## The input:
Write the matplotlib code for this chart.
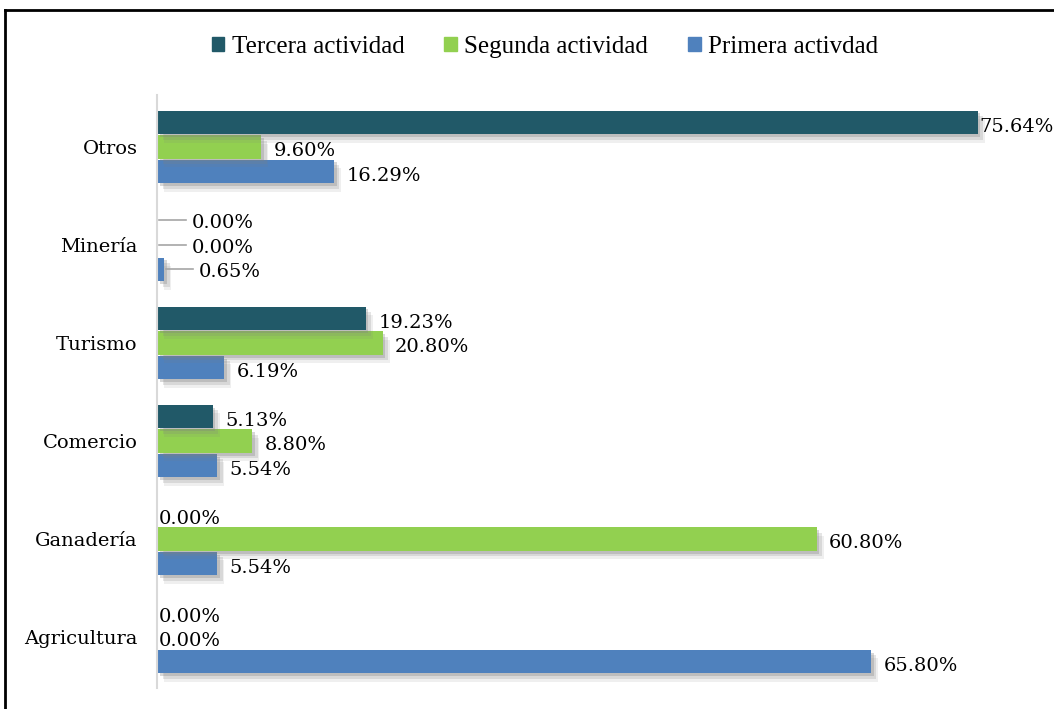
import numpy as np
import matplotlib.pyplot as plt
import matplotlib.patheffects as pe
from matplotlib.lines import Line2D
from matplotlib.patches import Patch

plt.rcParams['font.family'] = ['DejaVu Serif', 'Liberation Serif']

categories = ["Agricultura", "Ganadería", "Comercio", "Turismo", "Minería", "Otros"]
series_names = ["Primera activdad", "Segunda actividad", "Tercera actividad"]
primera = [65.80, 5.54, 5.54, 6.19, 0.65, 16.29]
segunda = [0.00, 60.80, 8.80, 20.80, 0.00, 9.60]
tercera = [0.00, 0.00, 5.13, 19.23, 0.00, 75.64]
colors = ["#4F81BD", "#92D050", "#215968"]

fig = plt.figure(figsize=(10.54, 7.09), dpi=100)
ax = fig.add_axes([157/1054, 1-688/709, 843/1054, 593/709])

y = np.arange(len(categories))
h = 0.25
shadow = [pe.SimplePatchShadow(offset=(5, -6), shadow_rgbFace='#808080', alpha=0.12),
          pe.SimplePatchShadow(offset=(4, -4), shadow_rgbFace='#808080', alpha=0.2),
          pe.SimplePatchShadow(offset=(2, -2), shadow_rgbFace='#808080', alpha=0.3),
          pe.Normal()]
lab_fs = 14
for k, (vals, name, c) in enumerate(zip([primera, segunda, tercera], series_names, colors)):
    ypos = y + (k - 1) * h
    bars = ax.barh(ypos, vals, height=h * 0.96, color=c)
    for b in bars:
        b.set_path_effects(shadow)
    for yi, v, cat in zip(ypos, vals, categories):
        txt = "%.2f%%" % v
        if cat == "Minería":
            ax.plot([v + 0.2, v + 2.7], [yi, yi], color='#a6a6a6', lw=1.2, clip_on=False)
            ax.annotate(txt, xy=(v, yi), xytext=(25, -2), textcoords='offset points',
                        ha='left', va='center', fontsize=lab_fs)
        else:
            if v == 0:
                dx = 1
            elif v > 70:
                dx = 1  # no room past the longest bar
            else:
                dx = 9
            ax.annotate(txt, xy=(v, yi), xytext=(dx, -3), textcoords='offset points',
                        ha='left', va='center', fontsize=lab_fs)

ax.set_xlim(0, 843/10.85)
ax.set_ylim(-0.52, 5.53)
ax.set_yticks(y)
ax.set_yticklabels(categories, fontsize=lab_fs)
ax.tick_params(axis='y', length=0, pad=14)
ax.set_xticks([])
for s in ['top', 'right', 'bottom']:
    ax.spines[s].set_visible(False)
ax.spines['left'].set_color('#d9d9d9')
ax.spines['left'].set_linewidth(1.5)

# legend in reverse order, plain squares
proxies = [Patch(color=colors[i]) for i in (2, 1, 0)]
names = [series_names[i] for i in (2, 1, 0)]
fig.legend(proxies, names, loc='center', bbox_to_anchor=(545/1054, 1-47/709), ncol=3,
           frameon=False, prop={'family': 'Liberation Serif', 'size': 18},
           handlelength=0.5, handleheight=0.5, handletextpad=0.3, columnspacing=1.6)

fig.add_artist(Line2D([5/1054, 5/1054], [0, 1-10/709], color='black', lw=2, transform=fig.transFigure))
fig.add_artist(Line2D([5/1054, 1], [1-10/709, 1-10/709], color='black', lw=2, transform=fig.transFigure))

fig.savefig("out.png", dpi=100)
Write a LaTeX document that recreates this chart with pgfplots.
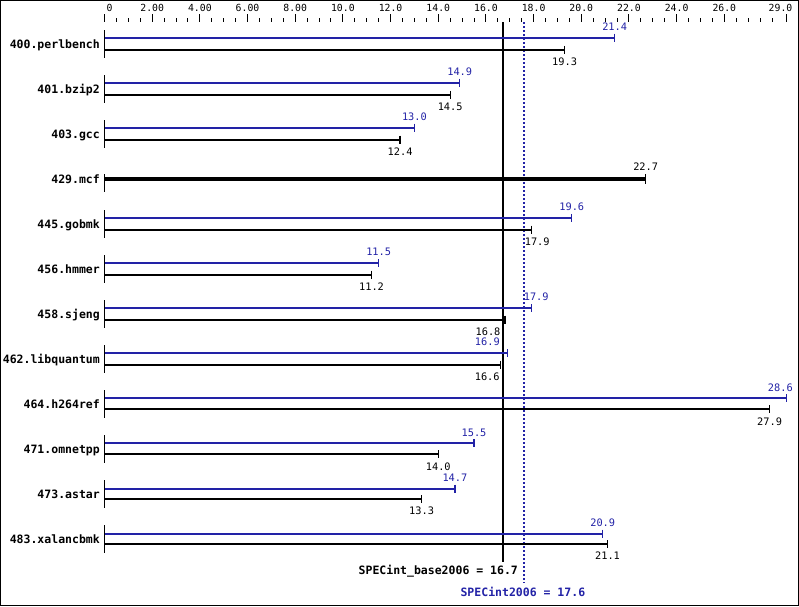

## What you have to do:
Skip the pictures and restate exactly the lines from the beginning of the listing to the line with "ax = fig.add_axes([157/1054, 1-688/709, 843/1054, 593/709])", that line included.

## Full answer:
Write the matplotlib code for this chart.
import numpy as np
import matplotlib.pyplot as plt
import matplotlib.patheffects as pe
from matplotlib.lines import Line2D
from matplotlib.patches import Patch

plt.rcParams['font.family'] = ['DejaVu Serif', 'Liberation Serif']

categories = ["Agricultura", "Ganadería", "Comercio", "Turismo", "Minería", "Otros"]
series_names = ["Primera activdad", "Segunda actividad", "Tercera actividad"]
primera = [65.80, 5.54, 5.54, 6.19, 0.65, 16.29]
segunda = [0.00, 60.80, 8.80, 20.80, 0.00, 9.60]
tercera = [0.00, 0.00, 5.13, 19.23, 0.00, 75.64]
colors = ["#4F81BD", "#92D050", "#215968"]

fig = plt.figure(figsize=(10.54, 7.09), dpi=100)
ax = fig.add_axes([157/1054, 1-688/709, 843/1054, 593/709])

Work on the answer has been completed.